Laughing a little at the top, laughing hysterically at the bottom, what fun you are Chess. Do you really get bears where you live Chess, you have to always look over your shoulder then. The biggest thing we get in our garden are wallabies and I like to bark at them at night and I also try to chase the possums but they just laugh at me and run. We don’t have many plants delivered, but I love to investigate any parcels that come, they are just so much fun, sniffing where they have been. More great photos, keep them coming.

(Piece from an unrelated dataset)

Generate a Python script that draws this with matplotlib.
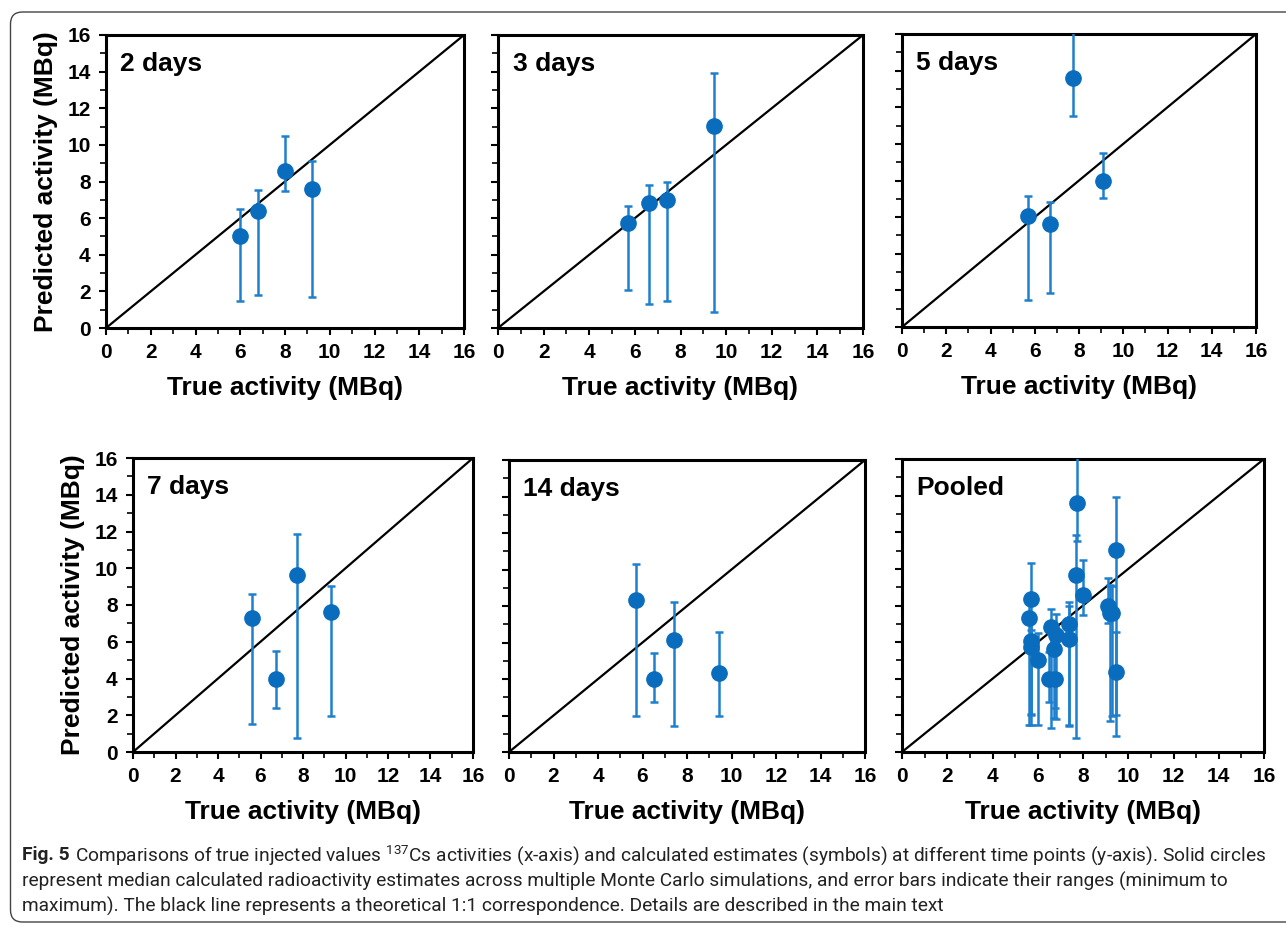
import matplotlib
matplotlib.use('Agg')
import matplotlib.pyplot as plt
from matplotlib.patches import FancyBboxPatch
from matplotlib.transforms import IdentityTransform
from matplotlib.ticker import MultipleLocator
import numpy as np

plt.rcParams['font.family'] = ['Liberation Sans', 'DejaVu Sans']

# true activity (x), median estimate (y), min / max of the simulations
days2_x = [6.0, 6.8, 8.0, 9.2]
days2_y = [5.05, 6.4, 8.55, 7.6]
days2_lo = [1.45, 1.8, 7.5, 1.7]
days2_hi = [6.5, 7.55, 10.5, 9.1]

days3_x = [5.7, 6.6, 7.4, 9.45]
days3_y = [5.75, 6.85, 7.0, 11.05]
days3_lo = [2.1, 1.3, 1.5, 0.85]
days3_hi = [6.65, 7.8, 7.95, 13.9]

days5_x = [5.7, 6.7, 7.75, 9.1]
days5_y = [6.05, 5.6, 13.6, 8.0]
days5_lo = [1.5, 1.85, 11.5, 7.05]
days5_hi = [7.15, 6.85, 17.0, 9.5]

days7_x = [5.6, 6.75, 7.7, 9.3]
days7_y = [7.3, 4.0, 9.65, 7.6]
days7_lo = [1.5, 2.4, 0.75, 1.95]
days7_hi = [8.6, 5.5, 11.85, 9.05]

days14_x = [5.7, 6.5, 7.4, 9.45]
days14_y = [8.35, 4.0, 6.15, 4.35]
days14_lo = [2.0, 2.75, 1.4, 2.0]
days14_hi = [10.3, 5.45, 8.2, 6.55]

panels = [
    ('2 days', days2_x, days2_y, days2_lo, days2_hi),
    ('3 days', days3_x, days3_y, days3_lo, days3_hi),
    ('5 days', days5_x, days5_y, days5_lo, days5_hi),
    ('7 days', days7_x, days7_y, days7_lo, days7_hi),
    ('14 days', days14_x, days14_y, days14_lo, days14_hi),
]
# pooled = all time points together
panels.append(('Pooled',
               sum([p[1] for p in panels], []),
               sum([p[2] for p in panels], []),
               sum([p[3] for p in panels], []),
               sum([p[4] for p in panels], [])))

caption_bold = 'Fig. 5'
caption_lines = [
    r'Comparisons of true injected values $\mathregular{^{137}}$Cs activities '
    '(x-axis) and calculated estimates (symbols) at different time points '
    '(y-axis). Solid circles',
    'represent median calculated radioactivity estimates across multiple '
    'Monte Carlo simulations, and error bars indicate their ranges (minimum to',
    'maximum). The black line represents a theoretical 1:1 correspondence. '
    'Details are described in the main text',
]

W, H = 1286, 925
# axes boxes in pixels: left, top, right, bottom
boxes = [(106, 35, 464, 328), (498, 35, 863, 328), (902, 34, 1256, 327),
         (133, 458, 473, 752), (509, 460, 865, 752), (902, 459, 1264, 752)]

fig = plt.figure(figsize=(W / 100, H / 100), dpi=100)

marker_col = '#0a6cbd'
bar_col = '#1e80cc'

for i, (name, x, y, lo, hi) in enumerate(panels):
    l, t, r, b = boxes[i]
    ax = fig.add_axes([l / W, (H - b) / H, (r - l) / W, (b - t) / H])
    x = np.array(x); y = np.array(y)
    lo = np.array(lo); hi = np.array(hi)
    ax.plot([0, 16], [0, 16], color='black', lw=1.6, zorder=2)
    ax.errorbar(x, y, yerr=[y - lo, hi - y], fmt='o', color=marker_col,
                ecolor=bar_col, elinewidth=1.8, capsize=2.8, capthick=1.8,
                markersize=11, zorder=3)
    ax.set_xlim(0, 16)
    ax.set_ylim(0, 16)
    ax.xaxis.set_major_locator(MultipleLocator(2))
    ax.yaxis.set_major_locator(MultipleLocator(2))
    ax.xaxis.set_minor_locator(MultipleLocator(1))
    ax.yaxis.set_minor_locator(MultipleLocator(1))
    ax.tick_params(which='major', direction='out', length=5, width=1.5,
                   labelsize=15, pad=6)
    ax.tick_params(which='minor', direction='out', length=4, width=1.2)
    for lab in ax.get_xticklabels() + ax.get_yticklabels():
        lab.set_fontweight('bold')
    for s in ax.spines.values():
        s.set_linewidth(2.2)
    ax.set_xlabel('True activity (MBq)', fontsize=19, fontweight='bold',
                  labelpad=10)
    if i in (0, 3):
        ax.set_ylabel('Predicted activity (MBq)', fontsize=19,
                      fontweight='bold', labelpad=7)
    else:
        ax.tick_params(axis='y', labelleft=False)
    ax.text(0.04, 0.9, name, transform=ax.transAxes, fontsize=19,
            fontweight='bold', va='center', ha='left')

# rounded frame around figure and caption
frame = FancyBboxPatch((10.5, 3), 1320, 910,
                       boxstyle='round,pad=0,rounding_size=12',
                       transform=IdentityTransform(), fill=False,
                       edgecolor='#444444', lw=1.0)
fig.add_artist(frame)

# caption: size chosen so that the first line spans the same width as the reference
cap_font = ['Roboto', 'DejaVu Sans']
renderer = fig.canvas.get_renderer()
probe_b = fig.text(0, 0, caption_bold, fontsize=10, fontweight='bold', family=cap_font)
probe_r = fig.text(0, 0, caption_lines[0], fontsize=10, family=cap_font)
w10 = probe_b.get_window_extent(renderer).width + probe_r.get_window_extent(renderer).width
probe_b.remove(); probe_r.remove()
cap_size = 10 * (1243 - 5) / w10

ys = [855, 881, 906]
t1 = fig.text(22 / W, 1 - ys[0] / H, caption_bold, fontsize=cap_size,
              fontweight='bold', family=cap_font, va='center', color='#222222')
bb = t1.get_window_extent(renderer)
fig.text((bb.x1 + 5) / W, 1 - ys[0] / H, caption_lines[0], fontsize=cap_size,
         family=cap_font, va='center', color='#222222')
for k in (1, 2):
    fig.text(22 / W, 1 - ys[k] / H, caption_lines[k], fontsize=cap_size,
             family=cap_font, va='center', color='#222222')

fig.savefig('out.png', dpi=100)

We think we might have bears. No wallabies though. The guy I live with has a friend in Oz whose roses were done in by wallabies. It of course reminded him of a song that was popular when he was a kid, “Tie me kangaroo down, sport”.
It is indeed fun to investigate bags and boxes which come into the house. The best ones have Stilton in them, though “I do like a bit of Gorgonzola”.
I come here for my border collie fix and my o my, what a rush I got today.
WALLABIES IN THE GARDEN?!?!? And when an Australian says they “chase the possums” does that mean scampering after the only North American marsupial (which I did not know they had in Oz) or does it mean something else kind of spacey but harmless…like questing after windmills of the mind?
Also: French horns and Lithuania… what is up with that logo?
(I had a lot of caffeine this morning.)
Not a French horn, a post horn. Ancestor of the French horn, tooted to tell people the mail had come. In lieu of viciously barking border collies. (I am very aggressive at the front door.)
Truly, a package designed by Pynchon. I’m sure it was described somewhere in the pages of The Crying of Lot 49.
If you look up post horn, there’s a list of countries whose postal services still use a post horn in the logo. I looked at the wiki for the Czech postal service; the Jugendstil façade of the post office in Prague is stunning.